Flaws for jewelry, treasures for science
Those tiny fragments of minerals, gases or liquids get trapped when a diamond grows, in the jewelry market they called it “imperfections” but they are completely perfect for geologist, who are looking for evidences of what happens in the depths, where no probe can reach!
In this case, the inclusions showed radically different chemical signals from each other. The analyses revealed that the diamonds formed when carbonated minerals and reduced metals reacted in the same environment, creating the perfect conditions for crystallization. These chemical signals have remained intact for millions of years allowing scientists to observe that process.
A look into the heart of the planet
Earth’s interior is much more varied and dynamic than previously thought. It is not a homogeneous block but a mosaic of microenvironments with different chemistries coexisting at great depths.

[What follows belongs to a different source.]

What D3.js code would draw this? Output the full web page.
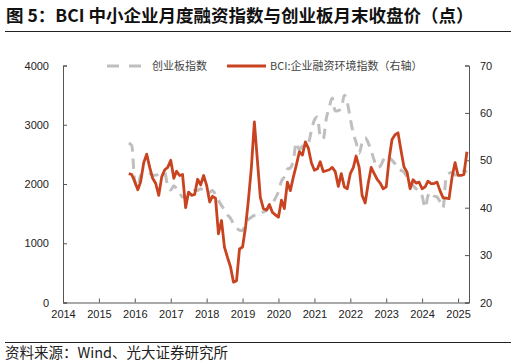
<!DOCTYPE html>
<html><head><meta charset="utf-8">
<script src="https://cdn.jsdelivr.net/npm/d3@7"></script>
<style>
html,body{margin:0;padding:0;background:#fff;}
svg{display:block;}
</style></head>
<body>
<svg id="c" width="516" height="363"></svg>
<script>
// ---- data ----
const startMonth = new Date(2015, 10, 1); // Nov 2015
const endMonth = new Date(2025, 4, 1);    // exclusive (May 2025)
const months = d3.timeMonth.range(startMonth, endMonth); // Nov 2015 .. Apr 2025

const bciValues = [
  47.2, 47.0, 45.5, 43.8, 45.5, 49.5, 51.3, 48.5, 46.2, 45.1,
  42.6, 46.5, 48.0, 48.5, 50.0, 46.2, 47.7, 46.8, 47.0, 40.0,
  43.3, 42.6, 42.8, 46.0, 44.8, 46.8, 44.7, 41.2, 42.4, 42.0,
  34.5, 37.3, 31.7, 29.5, 27.5, 24.3, 24.6, 31.3, 31.7, 36.0,
  41.5, 48.5, 58.1, 50.0, 42.2, 39.8, 39.5, 40.7, 39.0, 38.5,
  38.0, 41.6, 39.8, 45.4, 43.6, 46.5, 49.0, 51.8, 51.1, 53.9,
  52.5, 49.5, 47.9, 48.2, 49.7, 47.6, 47.8, 48.0, 48.5, 47.6,
  44.5, 47.2, 44.4, 44.0, 47.2, 48.5, 50.9, 48.5, 42.6, 41.0,
  45.0, 48.5, 47.2, 46.0, 45.2, 44.0, 44.4, 50.5, 54.4, 55.4,
  55.8, 52.0, 48.6, 47.5, 44.0, 45.9, 45.2, 45.4, 44.0, 44.4,
  45.6, 45.1, 45.1, 45.4, 43.6, 42.1, 42.0, 41.9, 46.5, 49.5,
  46.8, 46.8, 47.0, 51.8
];
const chinextValues = [
  2690, 2650, 2050, 1950, 2150, 2170, 2200, 2180, 2145, 2150,
  2160, 2180, 2185, 1960, 1900, 1970, 1920, 1850, 1780, 1780,
  1800, 1850, 1890, 1890, 1920, 1880, 1830, 1860, 1890, 1820,
  1720, 1640, 1560, 1480, 1420, 1330, 1260, 1220, 1216, 1330,
  1400, 1440, 1470, 1490, 1500, 1530, 1555, 1610, 1670, 1760,
  1870, 2050, 2120, 2250, 2270, 2400, 2700, 2580, 2640, 2680,
  2700, 2900, 3080, 3130, 2800, 2760, 3100, 3300, 3450, 3230,
  3240, 3270, 3500, 3380, 3100, 2850, 2700, 2520, 2700, 2780,
  2700, 2560, 2400, 2280, 2300, 2400, 2480, 2450, 2400, 2340,
  2260, 2230, 2200, 2120, 2050, 1975, 1920, 1870, 1800, 1600,
  1800, 1860, 1800, 1780, 1700, 1600, 2100, 2180, 2200, 2150,
  2150, 2200, 2220, 2200
];
const leftTicks = [0, 1000, 2000, 3000, 4000];
const rightTicks = [20, 30, 40, 50, 60, 70];
const yearTicks = ["2014","2015","2016","2017","2018","2019","2020","2021","2022","2023","2024","2025"];
const titleText = "图 5：BCI 中小企业月度融资指数与创业板月末收盘价（点）";
const sourceText = "资料来源：Wind、光大证券研究所";
const legendNames = ["创业板指数", "BCI:企业融资环境指数（右轴）"];

// ---- layout ----
const svg = d3.select("#c");
const L = 63, R = 469, T = 65.5, B = 302.5;
const FONT = "'Liberation Sans', Arial, sans-serif";
const CJK = "'Noto Sans CJK SC', sans-serif";
const axisColor = "#555";
const red = "#C8431F";
const gray = "#BFBFBF";

const x = d3.scaleTime().domain([new Date(2014,0,1), new Date(2025,3,22)]).range([L, R]);
const yL = d3.scaleLinear().domain([0, 4000]).range([B, T]);
const yR = d3.scaleLinear().domain([20, 70]).range([B, T]);

// title
svg.append("text").attr("x", 6).attr("y", 22)
  .attr("font-family", CJK).attr("font-weight", 700).attr("font-size", 17.5)
  .attr("fill", "#111").text(titleText);
svg.append("line").attr("x1", 5).attr("x2", 511).attr("y1", 31.5).attr("y2", 31.5)
  .attr("stroke", "#222").attr("stroke-width", 1);

// axes
const gL = svg.append("g").attr("transform", `translate(${L},0)`)
  .call(d3.axisLeft(yL).tickValues(leftTicks).tickSize(-4).tickPadding(14).tickFormat(d3.format("d")));
const gR = svg.append("g").attr("transform", `translate(${R},0)`)
  .call(d3.axisRight(yR).tickValues(rightTicks).tickSize(-4).tickPadding(11).tickFormat(d3.format("d")));
const gB = svg.append("g").attr("transform", `translate(0,${B})`)
  .call(d3.axisBottom(x).tickValues(yearTicks.map(y => new Date(+y,0,1))).tickSize(-4).tickPadding(8)
    .tickFormat(d3.timeFormat("%Y")));
[gL, gR, gB].forEach(g => {
  g.select(".domain").attr("stroke", axisColor).attr("stroke-width", 1);
  g.selectAll(".tick line").attr("stroke", axisColor);
  g.selectAll("text").attr("font-family", FONT).attr("font-size", 11).attr("fill", "#222");
});
gB.selectAll("text").attr("dy", "0.71em");

// lines
const grayLine = d3.line().x((d,i) => x(months[i])).y(d => yL(d)).curve(d3.curveMonotoneX);
const redLine = d3.line().x((d,i) => x(months[i])).y(d => yR(d));

svg.append("path").datum(chinextValues).attr("d", grayLine)
  .attr("fill", "none").attr("stroke", gray).attr("stroke-width", 3)
  .attr("stroke-dasharray", "10,7");
svg.append("path").datum(bciValues).attr("d", redLine)
  .attr("fill", "none").attr("stroke", red).attr("stroke-width", 2.8)
  .attr("stroke-linejoin", "round");

// legend
const ly = 66;
svg.append("line").attr("x1", 107).attr("x2", 141).attr("y1", ly).attr("y2", ly)
  .attr("stroke", gray).attr("stroke-width", 3).attr("stroke-dasharray", "12,10");
svg.append("text").attr("x", 152).attr("y", ly).attr("dy", "0.36em")
  .attr("font-family", CJK).attr("font-size", 11).attr("fill", "#444").text(legendNames[0]);
svg.append("line").attr("x1", 227).attr("x2", 266).attr("y1", ly).attr("y2", ly)
  .attr("stroke", red).attr("stroke-width", 2.8);
svg.append("text").attr("x", 270).attr("y", ly).attr("dy", "0.36em")
  .attr("font-family", CJK).attr("font-size", 11).attr("fill", "#444").text(legendNames[1]);

// footer
svg.append("line").attr("x1", 5).attr("x2", 511).attr("y1", 342.5).attr("y2", 342.5)
  .attr("stroke", "#222").attr("stroke-width", 1);
svg.append("text").attr("x", 5).attr("y", 357.5)
  .attr("font-family", CJK).attr("font-size", 14.5).attr("fill", "#222").text(sourceText);
</script>
</body></html>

Understanding these zones can help explain how certain special volcanoes originate (those that generate kimberlites, the rocks that transport diamonds to the surface), and how carbon moves inside the Earth.
The story behind the stones
The analyzed diamonds were donated by De Beers, the historic South African company. For more than a year, researchers did not know how to classify them: their chemical characteristics did not fit into any known pattern.
After multiple tests and spectroscopic analyses, they managed to decipher their composition. Their rarity is not in their shape or brilliance but in the internal chemistry that has remained intact since the moment they formed in the mantle.
Key questions!
- What exactly are inclusions? Microscopic remains of materials that were trapped when the diamond formed. Since the Earth’s depths remain stable for millions of years, these inclusions act as a chemical photograph of the past.
- Why is it important? Because it shows that opposite chemical environments can coexist in the mantle, something that current geological models did not consider.
- What implications does it have? It opens new ways to study the deep Earth and helps to understand how carbon is recycled, how continents evolve, and how some volcanoes manage to carry materials from the interior to the surface.
A new chapter for modern geology
These two diamonds do not only tell their own story. They are also helping tell the story of the entire planet. The coexistence of opposite chemical environments at great depths forces a rethink of established ideas about the structure and behavior of the mantle.
In the end, what these stones have done is remind us that the Earth still holds secrets that we can only decipher if we know how to look in the right places… even inside a diamond.